The main problem is in this line: ids = inputs[0][1]
. Actually, the ids are the first element of inputs[0]
; so it should be ids = inputs[0][0]
.
But there is also another problem which might result in inconsistent validation accuracy: you should fit the LabelEncoder
only one time to construct the label mapping; so you should use the transform
method, instead of fit_transform
, on validation labels.
Further, don't use both softmax
activation and from_logits=True
in loss function simultaneously; only use either of them (see here for more info).
Another point is that you might need to use a lower learning rate for the optimizer. The default learning rate of Adam optimizer is 1e-3, which might be too high considering that you are fine-tuning a pretrained model.
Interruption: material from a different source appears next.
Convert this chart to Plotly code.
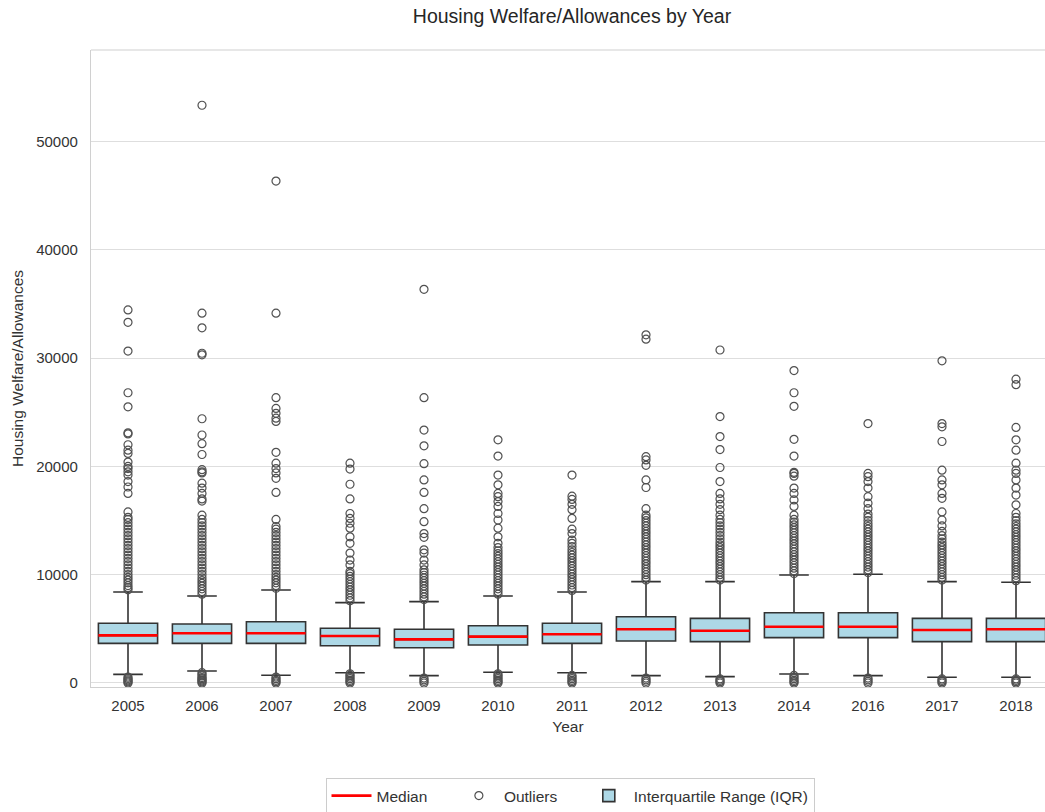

Try a lower learning rate, say 1e-4 or 1e-5; e.g. tf.keras.optimizers.Adam(learning_rate=1e-4)
. A high learning rate for fine-tuning a pretrained model might destroy the learned weights and disrupts fine-tuning process (due to the large gradient values generated, especially at the start of fine-tuning process).